/ 15 June 2000

Here come the Zombies

The Simpsons finally has a rival for sharp, subversive, animated satire, but Zombie College can only be watched on the internet

Michael Collins

There’s something about the DIY aspect of a webpage that is in keeping with the punk ethic of another age, and from which sprang a million three-minute songs and equally as many fanzines.

Instead of a guitar and three chords at your fingertips, or some A4 and access to a photocopier, all it takes is a computer, some web space and someone who knows their way around HTML.

Setting e-business aside, and apart from its purpose as a research tool, the internet has been largely the home of the novelty. A web page was like a band – everyone wanted to form one, without necessarily knowing why, what for, or even having the wherewithal of an idea that would make it work. When it comes to the business of entertainment, the net always finishes a poor third, behind film and television. This is about to change as part of a process which is being touted as the “netification of the entertainment industry”.

According to Steve Stanford, the founder of the pioneering online animation studio Icebox, there is something like revolution in the air.

Next month Steven Spielberg’s company, as part of a consortium, launches POP.com, a site for short films. The director himself will be one of a number, including fellow film-maker Ron Howard, behind a roster of five-minute films screened exclusively online. But currently, it is the animated films on the internet, and most notably those at Icebox.com, which are having a real impact.

Previously, entertainment and animation on the web was solely a method to showcase technology rather than ideas. It’s a process currently happening in television, and elsewhere, in pop, with the evolution of virtual humans.

Since the launch of its test site in March, Icebox has been showing regular animated shorts, one of which, Zombie College, is having the appeal to the internet audience that a soap, or even an adult animation, might to TV viewers. The business of simply going online has been replaced by that of tuning in: same time, same page, each week. And this, after a mere seven weekly episodes.

In keeping with the image of animators as a kooky set who wear Disney ties and South Park socks, the Icebox people claim that the impetus for their output was the idea of selling monkeys online. Certainly the themes within Zombie College are within the comic-strip convention that hybridises the traditions of science fiction and the absurd B-movie concepts of scary monsters and super creeps.

The two big-headed, bug-eyed kids at the centre of the story are Scott and Zelda.

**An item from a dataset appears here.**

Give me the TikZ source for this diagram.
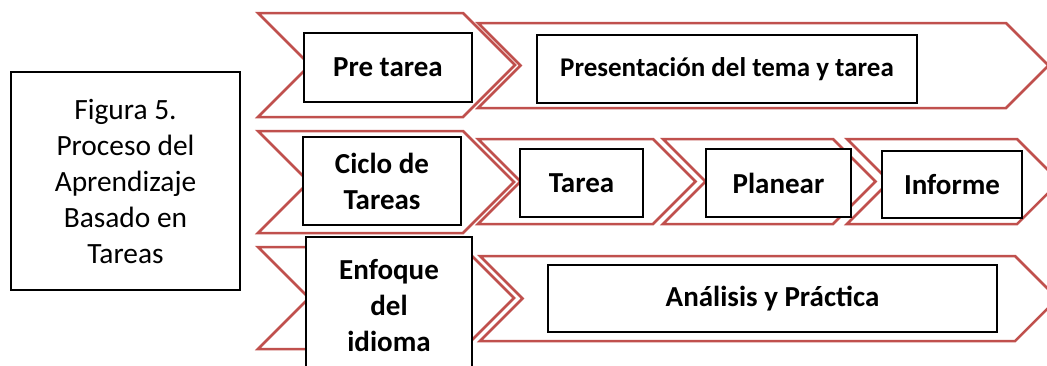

The names appear to be the only points alluding to the Fitzgeralds – there is no mention of his small penis or her big drink problem.

Having become lovers at high school, they embark on their freshman year at college, where living students befriend dead students who eat each other’s brains.

Somewhere in the mix there is also an extraterrestrial redneck, and a monkey that works for Nasa. You can forgive the nerdy themes simply because, as with life lived in Springfield or South Park, the verbal and visual jokes are smart references to popular culture and the modern age.

A recent episode is probably one of the few animations to feature two characters embroiled in sexual penetration.

If the style of the characters, and the humour in Zombie College seem at times familiar, it is because Icebox has enlisted the services of not only animators, but writers and producers who have been on the credits of adult animation series such as The Simpsons, Futurama (one of its producers, Eric Kaplan, is the creator of Zombie College ), and King Of the Hill.

Animation, the most infantile of art forms, has in recent memory become the meeting point for the kind of subversion and satire often absent from live action comedy. (If Lenny Bruce were now living he’d have to have the appearance of a fuzzy-felt character or a marzipan blob before he had any hope of getting his jokes aired.)

Icebox sees itself improving on this condition. In keeping with the South Park theme of celebrity-baiting, Icebox selects Barbra Streisand as the subject of another series, entitled Hidden Celebrity Webcam. Husband James Brolin squeezes into an icebox between the matzos, bleating into his mobile about his new wife being a control freak. A previous episode had Calista Flockhart incensed at finding a crumb on a piece of ice that was to be her dinner.

As a studio, the company describes itself as an incubator of ideas, making efforts to provide a platform for new talent. The site is also a workshop that premieres short films by animators new to the craft.

Again, it’s the sophistication of the concept rather than that of the technology that Icebox is in the market for. For the established writers and producers involved in the company, the site is the powerbase for ideas that it would be hard to get roadtested on television,without becoming embroiled in the sequence of events that begins with a pilot and seldom ends with a commission and a transmission.

Apparently, even with the success of adult animation in recent years, and the huge sums of cash that have come off the back of it from merchandise, the chances of making a pilot are often remote, because of the cost.

Icebox provides the opportunity for animators to see their ideas realised exactly as they were conceived.

The content and the concepts are free from the vetting process implemented by a committee of TV executives. Although, not surprisingly, it is these very executives who are now turning to companies like Icebox, which have built up a net following, in search of ideas for future series.